**SHORT EXERCISE**:
Take the listing from its first line through the line that contains "W, H = 1191, 328" and please retype those lines exactly, leaving out the pictures.

--- BEGIN ---

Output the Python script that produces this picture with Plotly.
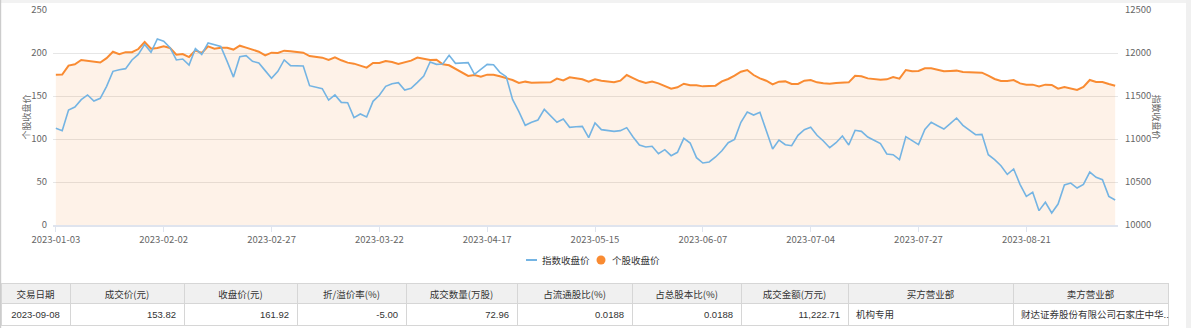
import pandas as pd
import plotly.graph_objects as go

W, H = 1191, 328

# ---------------- data ----------------
holidays = ["2023-01-02", "2023-01-23", "2023-01-24", "2023-01-25", "2023-01-26", "2023-01-27",
            "2023-04-05", "2023-05-01", "2023-05-02", "2023-05-03", "2023-06-22", "2023-06-23"]
dates = [d.strftime("%Y-%m-%d") for d in pd.bdate_range("2023-01-03", "2023-09-08")
         if d.strftime("%Y-%m-%d") not in holidays]

stock_close = [
    174.8, 175, 185.3, 186.8, 191.9, 191, 190.3, 189, 194, 201.5,
    198.5, 201, 201, 204.6, 212.8, 205, 205.8, 207.7, 205.8, 198,
    198.8, 195.3, 203, 200, 207.7, 205, 206.2, 206.2, 204, 208.5,
    206.2, 203.9, 201.5, 197.3, 200.4, 200, 202.7, 202, 201.5, 200.4,
    196.5, 195.3, 194.6, 191.9, 195, 191.5, 188.8, 187.6, 185.3, 183,
    188.4, 188.4, 190.7, 189.5, 187.2, 188.8, 191.1, 194.6, 193.4, 191.9,
    192.2, 186.8, 185.7, 181.4, 177.1, 173.3, 174.4, 172.5, 174.8, 174.8,
    172.9, 170.5, 168.6, 165.1, 166.7, 165.5, 165.9, 165.9, 165.9, 170.2,
    168.2, 171.7, 170.2, 169.4, 166.7, 169.4, 167.8, 166.7, 165.9, 167.8,
    174.4, 170.9, 167.4, 165.1, 166.7, 164.7, 162, 158.5, 160.1, 164.3,
    162.4, 162.4, 161.2, 162, 162, 167, 169.8, 173.6, 178.3, 180.2,
    174.4, 170.5, 167.8, 163.6, 166.7, 167, 164, 164, 167.8, 168.6,
    165.9, 164.7, 164.3, 165.1, 165.9, 165.9, 173.6, 172.9, 170.5, 169.4,
    169, 169.4, 172.1, 170.2, 180.2, 178.7, 179.1, 182.2, 182.2, 180.6,
    178.7, 179.1, 179.5, 177.9, 177.5, 177.9, 177.1, 173.6, 169.8, 167.4,
    167.4, 168.6, 164.7, 163.2, 163.2, 161.2, 163.2, 162.8, 158.5, 160.5,
    158.9, 157, 160.5, 168.6, 166.3, 166.3, 164, 161.92,
]

index_close = [
    11124, 11097, 11337, 11372, 11457, 11512, 11442, 11473, 11612, 11787,
    11806, 11818, 11919, 11984, 12100, 12008, 12163, 12136, 12062, 11919,
    11930, 11860, 12050, 11984, 12116, 12100, 12077, 11903, 11720, 11957,
    11969, 11903, 11884, 11795, 11705, 11787, 11919, 11853, 11853, 11849,
    11620, 11605, 11585, 11453, 11512, 11426, 11422, 11248, 11291, 11256,
    11438, 11508, 11612, 11643, 11655, 11570, 11589, 11659, 11733, 11895,
    11868, 11872, 11973, 11880, 11884, 11888, 11752, 11814, 11868, 11864,
    11775, 11725, 11461, 11318, 11159, 11194, 11221, 11345, 11275, 11194,
    11233, 11136, 11143, 11147, 11016, 11186, 11109, 11101, 11089, 11097,
    11132, 11023, 10930, 10907, 10915, 10829, 10876, 10806, 10845, 11008,
    10953, 10783, 10721, 10733, 10791, 10864, 10957, 10996, 11194, 11314,
    11279, 11310, 11101, 10884, 10988, 10934, 10922, 11043, 11109, 11136,
    11043, 10977, 10899, 10957, 11035, 10930, 11101, 11089, 11023, 10984,
    10946, 10826, 10818, 10760, 11027, 10981, 10934, 11112, 11194, 11155,
    11116, 11178, 11244, 11159, 11105, 11050, 11054, 10818, 10760, 10690,
    10589, 10651, 10473, 10333, 10380, 10167, 10264, 10140, 10244, 10465,
    10488, 10430, 10473, 10616, 10554, 10527, 10333, 10290,
]

tick_dates = dates[::17]

legend_names = ["指数收盘价", "个股收盘价"]
axis_titles = ["个股收盘价", "指数收盘价"]

table_header = ["交易日期", "成交价(元)", "收盘价(元)", "折/溢价率(%)", "成交数量(万股)",
                "占流通股比(%)", "占总股本比(%)", "成交金额(万元)", "买方营业部", "卖方营业部"]
table_row = ["2023-09-08", "153.82", "161.92", "-5.00", "72.96",
             "0.0188", "0.0188", "11,222.71", "机构专用", "财达证券股份有限公司石家庄中华..."]

# ---------------- styling ----------------
ORANGE = "#f98b32"
BLUE = "#74b4e3"
FONT = "Noto Sans CJK SC, Liberation Sans, sans-serif"
TFONT = "Liberation Sans, Noto Sans CJK SC, sans-serif"
GREY = "#666666"


def fx(px):
    return px / W


def fy(py):
    return 1 - py / H


fig = go.Figure()

fig.add_trace(go.Scatter(
    x=dates, y=stock_close, mode="lines", name=legend_names[1],
    line=dict(color=ORANGE, width=2), fill="tozeroy",
    fillcolor="rgba(250,140,50,0.11)", showlegend=False, yaxis="y"))
fig.add_trace(go.Scatter(
    x=dates, y=index_close, mode="lines", name=legend_names[0],
    line=dict(color=BLUE, width=1.6), showlegend=False, yaxis="y2"))

fig.add_trace(go.Table(
    domain=dict(x=[fx(1), fx(1168)], y=[fy(327), fy(283)]),
    columnwidth=[69, 114, 113, 109, 111, 115, 109, 107, 165, 155],
    header=dict(values=table_header, fill_color="#f0f0f0",
                line=dict(color="#d6d6d6", width=1), align="center",
                font=dict(family=FONT, size=9.5, color="#333333"), height=20),
    cells=dict(values=[[v] for v in table_row], fill_color="white",
               line=dict(color="#d6d6d6", width=1),
               align=["center", "right", "right", "right", "right", "right", "right", "right", "left", "left"],
               font=dict(family=TFONT, size=9.5, color="#333333"), height=22),
))

legend_shapes = [
    dict(type="line", xref="paper", yref="paper", x0=fx(526), x1=fx(537), y0=fy(260), y1=fy(260),
         line=dict(color=BLUE, width=2)),
    dict(type="circle", xref="paper", yref="paper", x0=fx(596.5), x1=fx(605.5), y0=fy(264.5), y1=fy(255.5),
         fillcolor=ORANGE, line=dict(width=0)),
]

deco_shapes = [
    dict(type="rect", xref="paper", yref="paper", x0=0, x1=1, y0=fy(3), y1=1,
         fillcolor="#f2f2f2", line=dict(width=0), layer="below"),
    dict(type="rect", xref="paper", yref="paper", x0=0, x1=fx(1.2), y0=0, y1=1,
         fillcolor="#cccccc", line=dict(width=0), layer="below"),
    dict(type="rect", xref="paper", yref="paper", x0=fx(1186), x1=1, y0=0, y1=1,
         fillcolor="#f0f0f0", line=dict(width=0), layer="below"),
]

fig.update_layout(
    width=W, height=H,
    margin=dict(l=0, r=0, t=0, b=0, autoexpand=False),
    paper_bgcolor="white", plot_bgcolor="white",
    font=dict(family=FONT, size=9, color=GREY),
    showlegend=False,
    xaxis=dict(domain=[fx(53), fx(1118)], type="category", automargin=False,
               range=[-0.45, len(dates) - 1 + 0.45],
               tickmode="array", tickvals=tick_dates, ticktext=tick_dates,
               showgrid=False, showline=True, linecolor="#dfe4ee", linewidth=2,
               ticks="outside", ticklen=5, tickcolor="#dfe4ee",
               tickfont=dict(size=9.5, color=GREY), zeroline=False),
    yaxis=dict(domain=[fy(225), fy(10)], range=[0, 250], dtick=50, automargin=False,
               showgrid=True, gridcolor="#e6e6e6", gridwidth=1, zeroline=False,
               ticklabelstandoff=5,
               tickfont=dict(size=9.5, color=GREY), ticks="", showline=False),
    yaxis2=dict(overlaying="y", side="right", range=[10000, 12500], dtick=500,
                tickformat="d", automargin=False, ticklabelstandoff=6,
                showgrid=False, zeroline=False, tickfont=dict(size=9.5, color=GREY),
                anchor="x"),
    annotations=[
        dict(text=axis_titles[0], xref="paper", yref="paper", x=fx(17), y=fy(117),
             textangle=-90, showarrow=False, font=dict(size=9, color=GREY)),
        dict(text=axis_titles[1], xref="paper", yref="paper", x=fx(1165), y=fy(117),
             textangle=90, showarrow=False, font=dict(size=9, color=GREY)),
        dict(text=legend_names[0], xref="paper", yref="paper", x=fx(540), y=fy(260),
             xanchor="left", yanchor="middle", showarrow=False,
             font=dict(size=9.5, color="#333333")),
        dict(text=legend_names[1], xref="paper", yref="paper", x=fx(610), y=fy(260),
             xanchor="left", yanchor="middle", showarrow=False,
             font=dict(size=9.5, color="#333333")),
    ],
    shapes=deco_shapes + legend_shapes,
)

fig.write_html("out.html")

--- END ---

**FULL ANSWER**:
Output the Python script that produces this picture with Plotly.
import pandas as pd
import plotly.graph_objects as go

W, H = 1191, 328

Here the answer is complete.